STATED TASK → Reproduce each line bearing the word "matplotlib".

-- -- --

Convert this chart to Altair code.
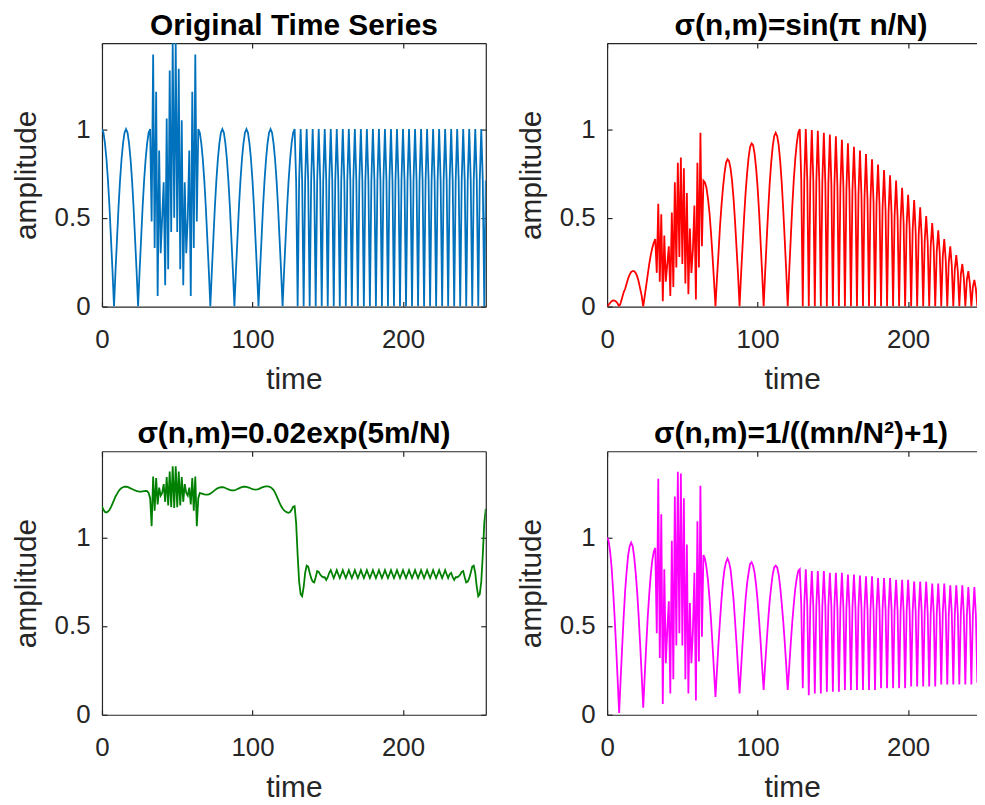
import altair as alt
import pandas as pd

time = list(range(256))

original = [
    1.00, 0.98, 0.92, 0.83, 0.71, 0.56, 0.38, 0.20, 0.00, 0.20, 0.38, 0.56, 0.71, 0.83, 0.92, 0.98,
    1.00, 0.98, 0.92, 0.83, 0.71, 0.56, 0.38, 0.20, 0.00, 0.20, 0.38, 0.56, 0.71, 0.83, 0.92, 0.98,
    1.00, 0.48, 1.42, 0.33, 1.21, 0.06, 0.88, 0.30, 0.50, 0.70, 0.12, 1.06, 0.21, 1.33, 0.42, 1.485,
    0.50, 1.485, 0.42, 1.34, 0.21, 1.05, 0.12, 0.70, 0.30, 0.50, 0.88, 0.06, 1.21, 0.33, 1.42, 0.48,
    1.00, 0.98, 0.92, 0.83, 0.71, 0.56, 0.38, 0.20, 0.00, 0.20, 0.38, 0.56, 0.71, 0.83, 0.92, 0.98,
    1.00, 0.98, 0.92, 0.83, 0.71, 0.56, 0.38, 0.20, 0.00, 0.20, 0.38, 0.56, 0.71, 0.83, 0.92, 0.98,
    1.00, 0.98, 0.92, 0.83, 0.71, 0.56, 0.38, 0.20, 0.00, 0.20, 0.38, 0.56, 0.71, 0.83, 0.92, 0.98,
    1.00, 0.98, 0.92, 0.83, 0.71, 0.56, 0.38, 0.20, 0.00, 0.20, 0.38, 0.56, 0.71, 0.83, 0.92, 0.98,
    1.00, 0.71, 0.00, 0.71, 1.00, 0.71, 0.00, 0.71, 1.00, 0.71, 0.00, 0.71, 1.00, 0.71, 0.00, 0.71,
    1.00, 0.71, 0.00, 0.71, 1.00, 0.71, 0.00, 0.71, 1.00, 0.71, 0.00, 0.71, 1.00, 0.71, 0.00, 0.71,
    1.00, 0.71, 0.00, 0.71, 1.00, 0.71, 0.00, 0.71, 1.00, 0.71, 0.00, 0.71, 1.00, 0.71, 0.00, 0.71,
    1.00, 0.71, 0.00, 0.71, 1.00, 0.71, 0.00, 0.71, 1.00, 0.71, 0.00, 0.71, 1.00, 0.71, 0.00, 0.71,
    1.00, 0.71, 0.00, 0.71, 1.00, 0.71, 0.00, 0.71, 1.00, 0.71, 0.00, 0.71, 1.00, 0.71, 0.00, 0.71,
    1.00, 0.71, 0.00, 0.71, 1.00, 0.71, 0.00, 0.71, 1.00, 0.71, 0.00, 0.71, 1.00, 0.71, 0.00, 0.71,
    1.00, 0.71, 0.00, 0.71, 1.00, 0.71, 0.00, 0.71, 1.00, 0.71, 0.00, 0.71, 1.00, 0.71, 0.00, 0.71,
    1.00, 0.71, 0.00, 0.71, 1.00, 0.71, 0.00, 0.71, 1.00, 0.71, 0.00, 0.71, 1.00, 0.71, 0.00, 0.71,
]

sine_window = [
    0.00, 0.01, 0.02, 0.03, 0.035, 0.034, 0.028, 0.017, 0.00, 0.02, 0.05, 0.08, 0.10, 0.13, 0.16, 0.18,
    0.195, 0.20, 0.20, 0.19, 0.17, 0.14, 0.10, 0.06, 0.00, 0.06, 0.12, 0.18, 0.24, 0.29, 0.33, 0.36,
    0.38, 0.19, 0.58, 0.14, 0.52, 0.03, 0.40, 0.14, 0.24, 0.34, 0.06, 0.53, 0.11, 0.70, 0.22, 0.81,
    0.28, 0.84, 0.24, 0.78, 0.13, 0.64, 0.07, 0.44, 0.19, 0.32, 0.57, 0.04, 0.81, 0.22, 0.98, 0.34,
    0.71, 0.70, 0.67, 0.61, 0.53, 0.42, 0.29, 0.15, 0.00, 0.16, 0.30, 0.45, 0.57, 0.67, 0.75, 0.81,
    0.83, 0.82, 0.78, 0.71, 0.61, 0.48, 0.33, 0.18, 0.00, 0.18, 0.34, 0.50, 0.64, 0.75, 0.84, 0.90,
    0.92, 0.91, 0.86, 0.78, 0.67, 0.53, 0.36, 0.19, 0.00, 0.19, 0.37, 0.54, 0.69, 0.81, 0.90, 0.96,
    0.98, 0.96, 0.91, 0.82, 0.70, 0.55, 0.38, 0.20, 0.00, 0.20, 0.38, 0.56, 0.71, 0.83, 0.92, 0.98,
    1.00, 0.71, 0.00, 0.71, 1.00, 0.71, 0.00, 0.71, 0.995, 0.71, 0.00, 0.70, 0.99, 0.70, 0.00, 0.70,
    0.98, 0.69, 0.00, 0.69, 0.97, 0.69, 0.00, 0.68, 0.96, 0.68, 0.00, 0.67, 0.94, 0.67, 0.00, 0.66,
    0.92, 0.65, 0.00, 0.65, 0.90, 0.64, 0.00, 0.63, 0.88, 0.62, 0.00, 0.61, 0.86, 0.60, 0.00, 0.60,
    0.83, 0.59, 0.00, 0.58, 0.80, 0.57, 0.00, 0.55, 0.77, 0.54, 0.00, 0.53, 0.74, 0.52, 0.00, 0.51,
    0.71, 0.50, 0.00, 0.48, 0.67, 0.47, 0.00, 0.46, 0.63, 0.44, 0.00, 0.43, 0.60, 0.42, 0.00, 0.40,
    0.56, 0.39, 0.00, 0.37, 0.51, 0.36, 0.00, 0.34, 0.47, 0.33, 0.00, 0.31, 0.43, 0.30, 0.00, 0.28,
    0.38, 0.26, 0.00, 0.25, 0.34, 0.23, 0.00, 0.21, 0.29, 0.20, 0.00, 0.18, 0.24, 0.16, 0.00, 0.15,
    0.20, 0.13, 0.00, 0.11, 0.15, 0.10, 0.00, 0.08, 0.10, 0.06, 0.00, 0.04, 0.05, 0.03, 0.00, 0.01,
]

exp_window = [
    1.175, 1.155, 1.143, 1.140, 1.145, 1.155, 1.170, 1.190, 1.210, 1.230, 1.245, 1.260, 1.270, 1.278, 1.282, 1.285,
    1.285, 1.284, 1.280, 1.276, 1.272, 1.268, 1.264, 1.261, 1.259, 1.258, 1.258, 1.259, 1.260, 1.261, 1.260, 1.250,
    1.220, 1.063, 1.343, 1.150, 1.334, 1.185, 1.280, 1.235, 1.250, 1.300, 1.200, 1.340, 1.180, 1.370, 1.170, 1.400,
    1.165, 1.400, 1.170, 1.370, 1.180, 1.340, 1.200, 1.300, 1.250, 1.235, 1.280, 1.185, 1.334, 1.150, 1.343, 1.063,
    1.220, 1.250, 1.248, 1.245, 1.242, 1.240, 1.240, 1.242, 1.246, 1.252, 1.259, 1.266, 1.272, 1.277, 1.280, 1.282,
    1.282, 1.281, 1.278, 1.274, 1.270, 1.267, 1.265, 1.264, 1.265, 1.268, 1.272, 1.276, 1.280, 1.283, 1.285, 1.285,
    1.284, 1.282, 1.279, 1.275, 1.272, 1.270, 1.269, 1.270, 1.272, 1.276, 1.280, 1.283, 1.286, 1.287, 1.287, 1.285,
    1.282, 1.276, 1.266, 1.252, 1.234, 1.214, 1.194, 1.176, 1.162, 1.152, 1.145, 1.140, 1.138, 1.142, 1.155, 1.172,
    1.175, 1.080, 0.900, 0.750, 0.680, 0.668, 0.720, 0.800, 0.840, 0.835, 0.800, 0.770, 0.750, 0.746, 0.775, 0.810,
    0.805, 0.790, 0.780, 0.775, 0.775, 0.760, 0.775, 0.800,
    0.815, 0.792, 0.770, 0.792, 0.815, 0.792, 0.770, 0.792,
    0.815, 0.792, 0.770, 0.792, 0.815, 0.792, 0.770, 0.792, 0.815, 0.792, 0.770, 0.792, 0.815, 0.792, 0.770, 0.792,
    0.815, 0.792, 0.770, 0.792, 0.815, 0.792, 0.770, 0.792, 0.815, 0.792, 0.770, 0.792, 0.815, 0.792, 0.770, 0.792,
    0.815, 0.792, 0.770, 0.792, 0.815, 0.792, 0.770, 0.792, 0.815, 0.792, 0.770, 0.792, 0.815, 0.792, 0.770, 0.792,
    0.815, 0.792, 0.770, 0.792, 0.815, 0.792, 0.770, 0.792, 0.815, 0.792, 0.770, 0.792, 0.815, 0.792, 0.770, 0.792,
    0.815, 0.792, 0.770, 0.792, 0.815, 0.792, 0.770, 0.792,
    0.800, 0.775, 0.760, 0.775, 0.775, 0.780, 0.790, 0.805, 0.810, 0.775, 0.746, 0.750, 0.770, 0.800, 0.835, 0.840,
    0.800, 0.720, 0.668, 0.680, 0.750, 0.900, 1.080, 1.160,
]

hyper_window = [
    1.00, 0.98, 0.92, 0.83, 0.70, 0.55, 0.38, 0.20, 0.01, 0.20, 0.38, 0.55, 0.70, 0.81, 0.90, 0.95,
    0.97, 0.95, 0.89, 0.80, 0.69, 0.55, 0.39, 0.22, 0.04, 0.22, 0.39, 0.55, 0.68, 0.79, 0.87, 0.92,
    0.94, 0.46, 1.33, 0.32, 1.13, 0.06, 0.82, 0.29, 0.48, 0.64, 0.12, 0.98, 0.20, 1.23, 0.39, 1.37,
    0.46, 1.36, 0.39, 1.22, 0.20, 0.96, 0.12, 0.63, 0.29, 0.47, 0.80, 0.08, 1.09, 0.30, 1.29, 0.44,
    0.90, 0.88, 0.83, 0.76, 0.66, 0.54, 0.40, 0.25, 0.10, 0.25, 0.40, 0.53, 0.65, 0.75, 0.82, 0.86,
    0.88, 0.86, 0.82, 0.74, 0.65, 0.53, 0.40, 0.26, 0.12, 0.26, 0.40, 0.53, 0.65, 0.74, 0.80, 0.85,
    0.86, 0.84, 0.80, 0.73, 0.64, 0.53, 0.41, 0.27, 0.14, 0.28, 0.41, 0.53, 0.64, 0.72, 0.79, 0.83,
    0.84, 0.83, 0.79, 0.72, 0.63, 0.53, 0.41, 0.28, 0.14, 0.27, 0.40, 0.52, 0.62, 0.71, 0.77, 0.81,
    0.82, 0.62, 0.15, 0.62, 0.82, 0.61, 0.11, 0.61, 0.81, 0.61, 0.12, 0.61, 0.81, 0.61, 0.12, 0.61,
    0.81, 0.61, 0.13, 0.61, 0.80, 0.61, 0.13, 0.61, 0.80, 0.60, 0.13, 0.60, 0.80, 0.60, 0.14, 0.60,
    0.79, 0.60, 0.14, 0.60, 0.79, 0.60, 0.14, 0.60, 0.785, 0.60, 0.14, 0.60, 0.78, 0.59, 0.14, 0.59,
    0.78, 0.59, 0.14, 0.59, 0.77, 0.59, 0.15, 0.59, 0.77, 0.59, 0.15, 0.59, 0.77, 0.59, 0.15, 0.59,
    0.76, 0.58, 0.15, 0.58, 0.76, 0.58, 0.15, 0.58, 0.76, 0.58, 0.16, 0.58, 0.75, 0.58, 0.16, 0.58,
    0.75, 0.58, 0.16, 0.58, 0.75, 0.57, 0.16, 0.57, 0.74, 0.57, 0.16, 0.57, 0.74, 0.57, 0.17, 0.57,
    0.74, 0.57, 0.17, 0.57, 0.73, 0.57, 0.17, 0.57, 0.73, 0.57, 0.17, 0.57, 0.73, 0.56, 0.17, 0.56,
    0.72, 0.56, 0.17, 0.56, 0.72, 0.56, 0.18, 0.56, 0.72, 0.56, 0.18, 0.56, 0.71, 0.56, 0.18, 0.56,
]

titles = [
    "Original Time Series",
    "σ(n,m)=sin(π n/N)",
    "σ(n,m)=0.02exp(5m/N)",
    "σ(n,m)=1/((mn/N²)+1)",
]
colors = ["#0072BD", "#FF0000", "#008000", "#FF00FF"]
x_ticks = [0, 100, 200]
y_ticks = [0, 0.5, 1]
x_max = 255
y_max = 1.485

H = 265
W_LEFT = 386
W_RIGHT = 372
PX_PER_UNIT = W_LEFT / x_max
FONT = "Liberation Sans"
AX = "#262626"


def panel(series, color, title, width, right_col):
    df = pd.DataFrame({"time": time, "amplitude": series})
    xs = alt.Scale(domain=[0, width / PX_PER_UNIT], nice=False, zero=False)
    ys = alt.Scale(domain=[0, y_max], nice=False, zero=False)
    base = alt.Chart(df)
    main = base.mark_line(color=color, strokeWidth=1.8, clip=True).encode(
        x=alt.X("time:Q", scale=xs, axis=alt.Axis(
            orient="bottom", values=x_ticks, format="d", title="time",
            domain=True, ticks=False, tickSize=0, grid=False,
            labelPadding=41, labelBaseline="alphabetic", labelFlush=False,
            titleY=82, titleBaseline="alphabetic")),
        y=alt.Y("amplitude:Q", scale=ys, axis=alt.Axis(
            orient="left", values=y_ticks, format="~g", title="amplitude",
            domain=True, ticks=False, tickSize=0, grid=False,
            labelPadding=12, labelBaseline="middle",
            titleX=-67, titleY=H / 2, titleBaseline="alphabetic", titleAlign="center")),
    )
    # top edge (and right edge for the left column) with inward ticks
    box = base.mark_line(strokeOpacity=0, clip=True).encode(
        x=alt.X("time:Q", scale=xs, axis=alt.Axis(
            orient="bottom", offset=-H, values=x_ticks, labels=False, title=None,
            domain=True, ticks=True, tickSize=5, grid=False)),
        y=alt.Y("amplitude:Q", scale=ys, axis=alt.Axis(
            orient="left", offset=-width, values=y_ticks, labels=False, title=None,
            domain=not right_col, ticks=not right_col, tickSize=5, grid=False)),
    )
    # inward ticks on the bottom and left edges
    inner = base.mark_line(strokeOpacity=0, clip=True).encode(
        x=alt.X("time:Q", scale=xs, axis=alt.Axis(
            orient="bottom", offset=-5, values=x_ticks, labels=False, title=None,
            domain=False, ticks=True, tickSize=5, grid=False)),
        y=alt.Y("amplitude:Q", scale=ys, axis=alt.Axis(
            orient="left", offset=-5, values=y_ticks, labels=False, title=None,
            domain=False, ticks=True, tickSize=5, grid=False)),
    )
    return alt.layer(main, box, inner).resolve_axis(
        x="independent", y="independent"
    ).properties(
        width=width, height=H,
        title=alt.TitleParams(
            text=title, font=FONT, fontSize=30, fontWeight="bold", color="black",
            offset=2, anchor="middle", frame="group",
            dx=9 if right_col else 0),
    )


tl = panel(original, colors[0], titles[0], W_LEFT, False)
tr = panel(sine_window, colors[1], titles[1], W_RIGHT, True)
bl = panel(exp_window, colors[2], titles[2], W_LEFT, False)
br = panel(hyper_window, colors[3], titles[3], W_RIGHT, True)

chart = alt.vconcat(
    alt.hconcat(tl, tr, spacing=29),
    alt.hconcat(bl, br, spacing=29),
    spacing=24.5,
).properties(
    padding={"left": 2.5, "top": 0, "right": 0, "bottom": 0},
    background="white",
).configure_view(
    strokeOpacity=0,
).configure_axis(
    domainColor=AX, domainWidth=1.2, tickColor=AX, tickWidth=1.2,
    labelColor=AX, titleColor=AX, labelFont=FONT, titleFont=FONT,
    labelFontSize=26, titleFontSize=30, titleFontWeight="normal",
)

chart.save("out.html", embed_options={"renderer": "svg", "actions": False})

-- -- --

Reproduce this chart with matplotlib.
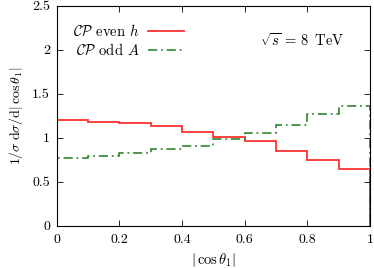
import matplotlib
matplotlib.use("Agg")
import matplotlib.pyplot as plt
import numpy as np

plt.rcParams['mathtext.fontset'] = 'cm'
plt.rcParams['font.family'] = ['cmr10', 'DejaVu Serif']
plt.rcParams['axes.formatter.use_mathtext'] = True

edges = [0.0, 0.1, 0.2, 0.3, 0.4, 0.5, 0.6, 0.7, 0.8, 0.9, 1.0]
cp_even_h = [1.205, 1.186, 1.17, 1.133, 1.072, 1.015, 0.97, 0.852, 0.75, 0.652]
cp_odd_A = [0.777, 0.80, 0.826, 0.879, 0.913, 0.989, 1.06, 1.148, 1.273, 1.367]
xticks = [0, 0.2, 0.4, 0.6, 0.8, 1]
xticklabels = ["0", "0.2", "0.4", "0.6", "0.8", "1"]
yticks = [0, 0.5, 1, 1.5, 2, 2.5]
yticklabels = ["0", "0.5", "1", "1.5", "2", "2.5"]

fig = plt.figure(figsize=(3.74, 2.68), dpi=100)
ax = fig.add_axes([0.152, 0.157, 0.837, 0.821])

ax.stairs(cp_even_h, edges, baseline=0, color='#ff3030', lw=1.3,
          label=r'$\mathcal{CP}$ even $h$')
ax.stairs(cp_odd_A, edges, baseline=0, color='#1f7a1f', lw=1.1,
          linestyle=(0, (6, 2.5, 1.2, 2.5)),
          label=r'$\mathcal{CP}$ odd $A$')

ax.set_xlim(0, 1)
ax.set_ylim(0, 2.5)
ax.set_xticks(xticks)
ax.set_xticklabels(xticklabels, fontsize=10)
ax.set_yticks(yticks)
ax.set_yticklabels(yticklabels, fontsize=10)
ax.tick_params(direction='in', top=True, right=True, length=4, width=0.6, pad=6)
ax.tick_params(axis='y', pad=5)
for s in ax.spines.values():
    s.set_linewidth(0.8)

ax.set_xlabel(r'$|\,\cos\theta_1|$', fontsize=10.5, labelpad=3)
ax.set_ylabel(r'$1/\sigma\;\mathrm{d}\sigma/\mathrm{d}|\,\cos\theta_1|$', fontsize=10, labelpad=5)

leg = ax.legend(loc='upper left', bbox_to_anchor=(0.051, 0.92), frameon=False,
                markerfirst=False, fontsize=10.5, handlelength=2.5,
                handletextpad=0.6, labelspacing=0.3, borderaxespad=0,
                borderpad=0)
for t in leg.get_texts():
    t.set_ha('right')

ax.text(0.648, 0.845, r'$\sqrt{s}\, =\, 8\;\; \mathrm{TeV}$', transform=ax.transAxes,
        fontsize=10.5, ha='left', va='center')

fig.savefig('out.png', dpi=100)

-- -- --

FULL SOLUTION →
Reproduce this chart with matplotlib.
import matplotlib
matplotlib.use("Agg")
import matplotlib.pyplot as plt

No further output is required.